Lately, I have been receiving emails regarding on how to become an ATC (Air Traffic Controller) in the Philippines. Well, let me tell you something about the nature of the job of an air traffic controller. You see, they are the guiding voices of the sky. They instruct pilots when and where to descend, climb, commence a left or right turn, and other specific instructions. They are responsible for handling air traffic in a safe, orderly, and in an expeditious way.
Here in the Philippines, Air Traffic Controllers work under the Philippine government, specifically at the Air Traffic Service of the Civil Aviation Authority of the Philippines or CAAP.
Here are the steps on how to become one:
- Get a college degree. It doesn't matter whether you're a graduate of Nursing, Literature, or Applied Physics. I am a BS Biology graduate yet here I am, working as an air traffic controller in the Philippines. And oh, you must not be more than 26 years old before taking the qualifying exam.
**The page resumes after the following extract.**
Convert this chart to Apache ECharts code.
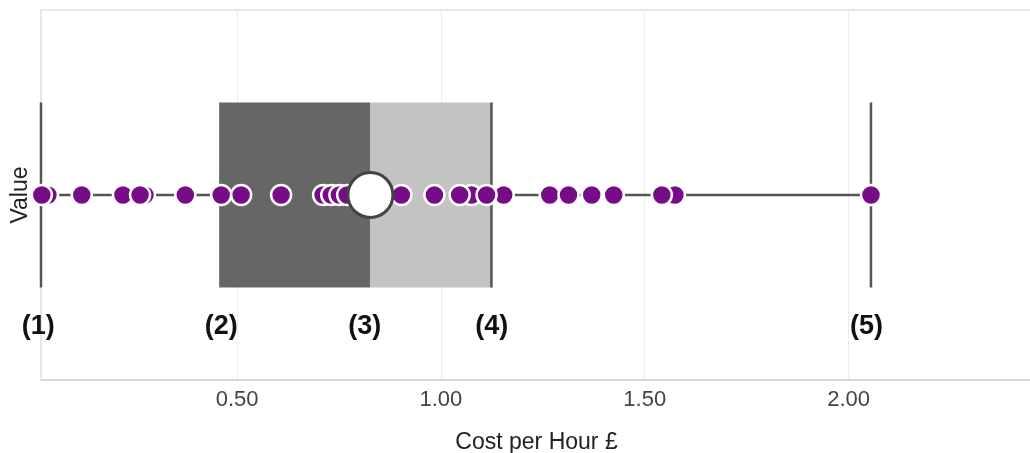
<!DOCTYPE html>
<html>
<head>
<meta charset="utf-8">
<script src="https://cdn.jsdelivr.net/npm/echarts@6/dist/echarts.min.js"></script>
<style>
    html, body { margin: 0; padding: 0; background: #fff; }
    #costChart { width: 1030px; height: 453px; }
</style>
</head>
<body>
<div id="costChart"></div>
<script>
// low whisker, Q1, median, Q3, high whisker
var boxStats = [0.019, 0.456, 0.827, 1.124, 2.055];
// drawn in this order, so the ones listed first sit behind their neighbours
var costValues = [0.036, 0.274, 1.075, 1.154, 1.267, 1.574,
    0.021, 0.119, 0.220, 0.262, 0.373, 0.461, 0.510, 0.608, 0.711, 0.731, 0.751, 0.770,
    0.903, 0.984, 1.046, 1.112, 1.313, 1.370, 1.424, 1.542, 2.055];
var markerText = ['(1)', '(2)', '(3)', '(4)', '(5)'];
var markerPos = [0.012, 0.461, 0.813, 1.125, 2.044];
var xTicks = [0.5, 1.0, 1.5, 2.0];

function $each(arr, fn) {
    for (var i = 0; i < arr.length; i++) fn(arr[i], i);
}

var pointData = [], markerData = [];
$each(costValues, function (v) { pointData.push([v, 0]); });
$each(markerPos, function (v) { markerData.push([v, -0.71]); });

function renderBox(params, api) {
    var lo = api.value(0), q1 = api.value(1), med = api.value(2), q3 = api.value(3), hi = api.value(4);
    var top = 0.5, bottom = -0.5;
    var lineStyle = { stroke: '#555', lineWidth: 2.5 };
    function vline(v) {
        var a = api.coord([v, top]), b = api.coord([v, bottom]);
        return { type: 'line', shape: { x1: a[0], y1: a[1], x2: b[0], y2: b[1] }, style: lineStyle };
    }
    function rect(v1, v2, color) {
        var a = api.coord([v1, top]), b = api.coord([v2, bottom]);
        return { type: 'rect', shape: { x: a[0], y: a[1], width: b[0] - a[0], height: b[1] - a[1] }, style: { fill: color } };
    }
    var l = api.coord([lo, 0]), h = api.coord([hi, 0]);
    return {
        type: 'group',
        children: [
            { type: 'line', shape: { x1: l[0], y1: l[1], x2: h[0], y2: h[1] }, style: lineStyle },
            rect(q1, med, '#666666'),
            rect(med, q3, '#c3c3c3'),
            vline(lo),
            vline(q3),
            vline(hi)
        ]
    };
}

var costChart = echarts.init(document.getElementById('costChart'));
var option = {
    animation: false,
    textStyle: { fontFamily: 'Liberation Sans, Arial, sans-serif' },
    grid: {
        left: 41,
        right: -2,
        top: 10,
        bottom: 73,
        outerBoundsMode: 'none',
        show: true,
        borderColor: '#cfcfcf',
        borderWidth: 1
    },
    xAxis: {
        type: 'value',
        min: boxStats[0],
        max: 2.45,
        name: 'Cost per Hour £',
        nameLocation: 'middle',
        nameGap: 51,
        nameTextStyle: { color: '#222', fontSize: 23 },
        axisLine: { show: true, onZero: false, lineStyle: { color: '#d4d4d4', width: 1.5 } },
        axisTick: { show: false, customValues: xTicks },
        axisLabel: {
            customValues: xTicks,
            color: '#444',
            fontSize: 22,
            margin: 9,
            formatter: function (v) { return v.toFixed(2); }
        },
        splitLine: { show: true, lineStyle: { color: '#ececec', width: 1 } }
    },
    yAxis: {
        type: 'value',
        min: -1,
        max: 1,
        name: 'Value',
        nameLocation: 'middle',
        nameGap: 9,
        nameTextStyle: { color: '#222', fontSize: 23 },
        axisLine: { show: false },
        axisTick: { show: false },
        axisLabel: { show: false },
        splitLine: { show: false }
    },
    series: [
        {
            type: 'custom',
            renderItem: renderBox,
            data: [boxStats],
            encode: { x: [0, 1, 2, 3, 4] },
            z: 2,
            silent: true
        },
        {
            type: 'scatter',
            data: pointData,
            symbolSize: 20,
            itemStyle: { color: '#760c87', borderColor: '#fff', borderWidth: 2.5, opacity: 1 },
            z: 3
        },
        {
            type: 'scatter',
            data: [[boxStats[2], 0]],
            symbolSize: 45,
            itemStyle: { color: '#fff', borderColor: '#444', borderWidth: 3, opacity: 1 },
            z: 4
        },
        {
            type: 'scatter',
            data: markerData,
            symbolSize: 0,
            clip: false,
            itemStyle: { opacity: 1 },
            label: {
                show: true,
                position: 'inside',
                color: '#111',
                fontSize: 27,
                fontWeight: 'bold',
                formatter: function (p) { return markerText[p.dataIndex]; }
            },
            z: 5
        }
    ]
};
costChart.setOption(option);
</script>
</body>
</html>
- Pass the qualifying exam. The exam covers the following subjects: General Knowledge, Logic, Word Problems, and Reading and Comprehension. There are 200 items in this exam (50 items for each subject) and you are only allowed to take it for only two hours. Usually, more than a thousand hopefuls take the ATC qualifying exam but only a hundred make it to the initial cut.
- Pass the medical exam and the panel interview. Take note that if the doctor finds out that you're color blind, then you're automatically disqualified. Usually, those who'll interview you are chiefs or supervisors from different air traffic control facilities of the country.
- If you pass the interview, then you're qualified for the training.
Training and Employment Phase
- The training lasts for almost a year. It is conducted at the Civil Aviation Training Center (CATC) located at Merville Access Road, Pasay City. The training is free but the trainee should shoulder his own expenses in board and lodging, food, and other miscellaneous expenses.
- The training is divided into three phases: Phase 1 (Theoretical Part about Air Traffic Service), Phase 2 (Theoretical and dry runs of the three controlled facilities: Aerodrome, Approach, and Area Control/Enroute), and OJT.
- After graduation, you're expected to have another round of OJT on different facilities in Manila. You're also required to fill out and sign forms and contracts for your employment, answer loads of exams for your license, and take the English Language Proficiency (ELP) exam.
- After obtaining your license, the head of the Air Traffic Service will soon give your facility assignment.
It takes almost two years to become one. But if you're really into aviation, particularly in air traffic control, then it won't be a problem. The training is really challenging - both mentally and physically. Sleep deprivation is inevitable, but it will really train you on how to handle stress, most especially when handling stressful situations in air traffic.